OPPONENTS of the rapid expansion of fast food takeaways in the borough have been delighted to learn a new application for another has been rejected.
The new takeaway, would have been in Yiewsley High Street, which already has more than half a dozen, but councillors did not approve the proposals.
Number 13 High Street was previously an estate agents, and the site owner had applied for a change of use to become a fast food outlet.
Councillors decided last Tuesday (8/3) that the application had provided no details of how it would control noise, or emissions, and also derided a lack of accurate drawings of the property.
John Davies, chair of the Yiewsley and West Drayton Town Centre Action Group, said: "It is about time they should have started saying no years ago. I don't know how all these places survive.
"The High Street will never go back to what it used to be, it created social and community cohesion as people used to shop locally. But what it now lacks is diversity. We have a lot of takeaway outlets and people regularly complain about it. I do believe there are high streets in the borough which are worse than ours. Rents are a problem, I don't understand why landlords would rather have an empty shop than reduce their rates."
Yiewsley's current takeaways include Pizza Hut, KFC, Kebaburger, Hollywood Pizza Fried Chicken, and Pizza GoGo.
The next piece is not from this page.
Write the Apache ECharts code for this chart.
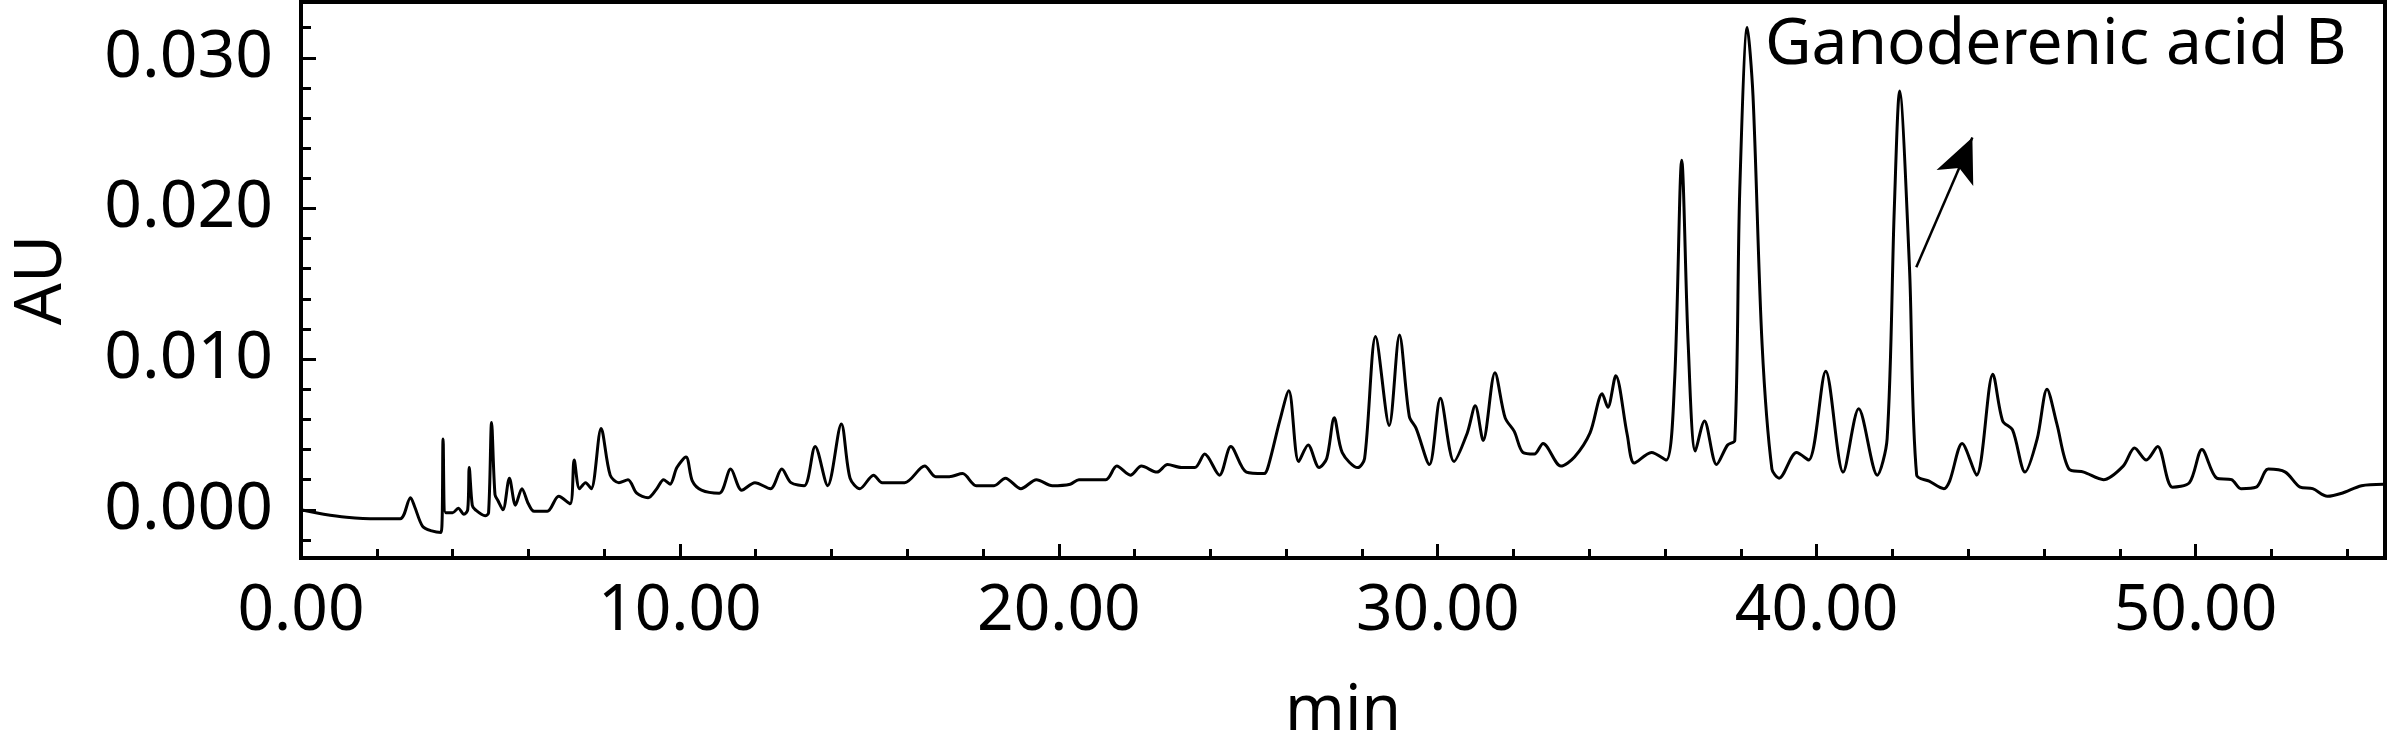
<!DOCTYPE html>
<html>
<head>
<meta charset="utf-8">
<script src="https://cdn.jsdelivr.net/npm/echarts@6/dist/echarts.min.js"></script>
<style>
  html, body { margin: 0; background: #fff; }
  #main { width: 2390px; height: 753px; }
</style>
</head>
<body>
<div id="main"></div>
<script>
// retention time (min) and detector response (AU)
var times = [
  0, 0.6, 1.2, 2.0, 2.62, 2.89, 3.0, 3.21, 3.45, 3.70, 3.75, 3.82, 4.0, 4.15, 4.30, 4.40, 4.44, 4.52, 4.60, 4.86,
  4.95, 5.03, 5.12, 5.20, 5.33, 5.50, 5.66, 5.83, 6.0, 6.15, 6.5, 6.8, 7.1, 7.21, 7.35, 7.51, 7.66, 7.92, 8.16, 8.39,
  8.63, 8.86, 9.16, 9.39, 9.57, 9.74, 9.92, 10.16, 10.33, 10.57, 11.04, 11.34, 11.63, 11.98, 12.39, 12.69, 12.93, 13.28, 13.57, 13.90,
  14.26, 14.49, 14.75, 15.11, 15.34, 15.93, 16.46, 16.75, 17.11, 17.46, 17.82, 18.29, 18.59, 19.0, 19.41, 19.83, 20.30, 20.53, 21.24, 21.53,
  21.89, 22.18, 22.59, 22.87, 23.24, 23.59, 23.85, 24.24, 24.54, 24.95, 25.42, 25.54, 25.83, 26.07, 26.33, 26.58, 26.87, 27.07, 27.27, 27.48,
  27.89, 28.07, 28.36, 28.72, 28.99, 29.25, 29.43, 29.78, 30.07, 30.43, 30.78, 30.99, 31.20, 31.51, 31.78, 32.02, 32.25, 32.55, 32.78, 33.25,
  33.61, 34.02, 34.34, 34.49, 34.70, 35.0, 35.19, 35.64, 36.03, 36.25, 36.44, 36.61, 36.80, 37.04, 37.36, 37.65, 37.84, 37.97, 38.17, 38.32,
  38.56, 38.82, 39.01, 39.47, 39.79, 40.24, 40.70, 41.11, 41.60, 41.86, 42.05, 42.19, 42.45, 42.64, 42.97, 43.36, 43.51, 43.84, 44.22, 44.65,
  44.91, 45.17, 45.50, 45.82, 46.08, 46.34, 46.66, 47.05, 47.57, 48.09, 48.39, 48.70, 49.0, 49.39, 49.84, 50.17, 50.56, 50.95, 51.20, 51.60,
  51.92, 52.37, 52.76, 53.09, 53.48, 53.86, 54.38, 54.96
]
var absorbance = [
  0.0000, -0.0003, -0.0005, -0.0006, -0.0006, 0.0008, 0.0002, -0.0011, -0.0014, -0.0015, 0.0047, -0.0002, -0.0002, 0.0001, -0.0003, 0.0000, 0.0028, 0.0003, 0.0000, -0.0004,
  -0.0002, 0.0058, 0.0010, 0.0006, 0.0000, 0.0021, 0.0003, 0.0014, 0.0004, -0.0001, -0.0001, 0.0009, 0.0004, 0.0033, 0.0014, 0.0018, 0.0014, 0.0054, 0.0023, 0.0018,
  0.0020, 0.0011, 0.0008, 0.0014, 0.0020, 0.0017, 0.0028, 0.0035, 0.0019, 0.0013, 0.0011, 0.0027, 0.0013, 0.0018, 0.0014, 0.0027, 0.0018, 0.0016, 0.0042, 0.0016,
  0.0057, 0.0021, 0.0014, 0.0023, 0.0018, 0.0018, 0.0029, 0.0022, 0.0022, 0.0024, 0.0016, 0.0016, 0.0021, 0.0014, 0.0020, 0.0016, 0.0017, 0.0020, 0.0020, 0.0029,
  0.0023, 0.0029, 0.0025, 0.0030, 0.0028, 0.0028, 0.0037, 0.0023, 0.0042, 0.0025, 0.0024, 0.0030, 0.0059, 0.0079, 0.0032, 0.0043, 0.0028, 0.0034, 0.0061, 0.0038,
  0.0028, 0.0034, 0.0115, 0.0056, 0.0116, 0.0062, 0.0054, 0.0030, 0.0074, 0.0032, 0.0051, 0.0069, 0.0046, 0.0091, 0.0061, 0.0052, 0.0038, 0.0037, 0.0044, 0.0029,
  0.0035, 0.0051, 0.0077, 0.0068, 0.0089, 0.0050, 0.0031, 0.0038, 0.0033, 0.0085, 0.0232, 0.0110, 0.0039, 0.0059, 0.0030, 0.0043, 0.0046, 0.0211, 0.0320, 0.0275,
  0.0110, 0.0027, 0.0021, 0.0038, 0.0033, 0.0092, 0.0025, 0.0067, 0.0023, 0.0047, 0.0200, 0.0278, 0.0161, 0.0023, 0.0019, 0.0014, 0.0019, 0.0044, 0.0023, 0.0090,
  0.0059, 0.0053, 0.0025, 0.0047, 0.0080, 0.0057, 0.0027, 0.0025, 0.0020, 0.0029, 0.0041, 0.0033, 0.0042, 0.0015, 0.0018, 0.0040, 0.0021, 0.0020, 0.0014, 0.0015,
  0.0027, 0.0025, 0.0015, 0.0014, 0.0009, 0.0011, 0.0016, 0.0017
]

// tick positions
var xMajorTicks = [0, 10, 20, 30, 40, 50]
var xMinorTicks = [0, 2, 4, 6, 8, 10, 12, 14, 16, 18, 20, 22, 24, 26, 28, 30, 32, 34, 36, 38, 40, 42, 44, 46, 48, 50, 52, 54]
var yMajorTicks = [0, 0.01, 0.02, 0.03]
var yMinorTicks = [-0.002, 0, 0.002, 0.004, 0.006, 0.008, 0.01, 0.012, 0.014, 0.016, 0.018, 0.02, 0.022, 0.024, 0.026, 0.028, 0.03, 0.032]

// annotation
var peakName = 'Ganoderenic acid B'
var arrowFrom = [42.63, 0.0161]
var arrowTo = [44.11, 0.0247]

var FONT = 'Noto Sans'
var xMin = 0, xMax = 55, yMin = -0.0032, yMax = 0.0337

var chart = echarts.init(document.getElementById('main'))

var points = times.map(function (t, i) { return [t, absorbance[i]] })

var option = {
  animation: false,
  grid: {
    left: 301, right: 5, top: 2, bottom: 195,
    show: true, borderColor: '#000', borderWidth: 4
  },
  xAxis: [
    {
      type: 'value', min: xMin, max: xMax, position: 'bottom',
      name: 'min', nameLocation: 'middle', nameGap: 122,
      nameTextStyle: { fontFamily: FONT, fontSize: 64, color: '#000', lineHeight: 64 },
      axisLine: { show: true, onZero: false, lineStyle: { color: '#000', width: 4 } },
      axisTick: { show: true, inside: true, length: 14, customValues: xMajorTicks, lineStyle: { color: '#000', width: 3 } },
      axisLabel: {
        customValues: xMajorTicks, margin: 22, color: '#000', fontFamily: FONT, fontSize: 64, lineHeight: 64,
        formatter: function (v) { return v.toFixed(2) }
      },
      splitLine: { show: false }
    },
    {
      type: 'value', min: xMin, max: xMax, position: 'bottom',
      axisLine: { show: false, onZero: false },
      axisTick: { show: true, inside: true, length: 9, customValues: xMinorTicks, lineStyle: { color: '#000', width: 3 } },
      axisLabel: { show: false },
      splitLine: { show: false }
    }
  ],
  yAxis: [
    {
      type: 'value', min: yMin, max: yMax, position: 'left',
      name: 'AU', nameLocation: 'middle', nameGap: 226,
      nameTextStyle: { fontFamily: FONT, fontSize: 66, color: '#000', lineHeight: 66 },
      axisLine: { show: true, onZero: false, lineStyle: { color: '#000', width: 4 } },
      axisTick: { show: true, inside: true, length: 15, customValues: yMajorTicks, lineStyle: { color: '#000', width: 3 } },
      axisLabel: {
        customValues: yMajorTicks, margin: 28, color: '#000', fontFamily: FONT, fontSize: 66,
        formatter: function (v) { return v.toFixed(3) }
      },
      splitLine: { show: false }
    },
    {
      type: 'value', min: yMin, max: yMax, position: 'left',
      axisLine: { show: false, onZero: false },
      axisTick: { show: true, inside: true, length: 10, customValues: yMinorTicks, lineStyle: { color: '#000', width: 3 } },
      axisLabel: { show: false },
      splitLine: { show: false }
    }
  ],
  series: [
    {
      type: 'line',
      xAxisIndex: 0, yAxisIndex: 0,
      data: points,
      showSymbol: false,
      smooth: 0.3,
      lineStyle: { color: '#000', width: 3 },
      markLine: {
        silent: true,
        symbol: ['none', 'arrow'],
        symbolSize: [30, 44],
        label: { show: false },
        lineStyle: { color: '#000', width: 2.5, type: 'solid' },
        data: [[{ coord: arrowFrom }, { coord: arrowTo }]]
      }
    }
  ],
  graphic: [
    {
      type: 'text', left: 1765, top: 14,
      style: { text: peakName, font: '64px "Noto Sans"', fill: '#000' }
    }
  ]
}

chart.setOption(option)
</script>
</body>
</html>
Ironically many of these are situated directly opposite the headquarters of NHS Hillingdon, whose remit includes reducing the levels of obesity in the borough, the fourth highest in London.
Recently the Gazette reported on complaints from residents in Uxbridge, about another takeaway outlet gaining approval in Park Road, a short walk from the town centre.
Government advisors have discussed introducing a 'fat tax' for businesses after the idea was adopted in Oldham, Greater Manchester, but Hillingdon Council have previously stated they have no plans to introduce a similar policy.
The council did however, ban ice cream vans from town centres and outside schools because they said they wished to promote healthy eating, in a move which attracted widespread criticism.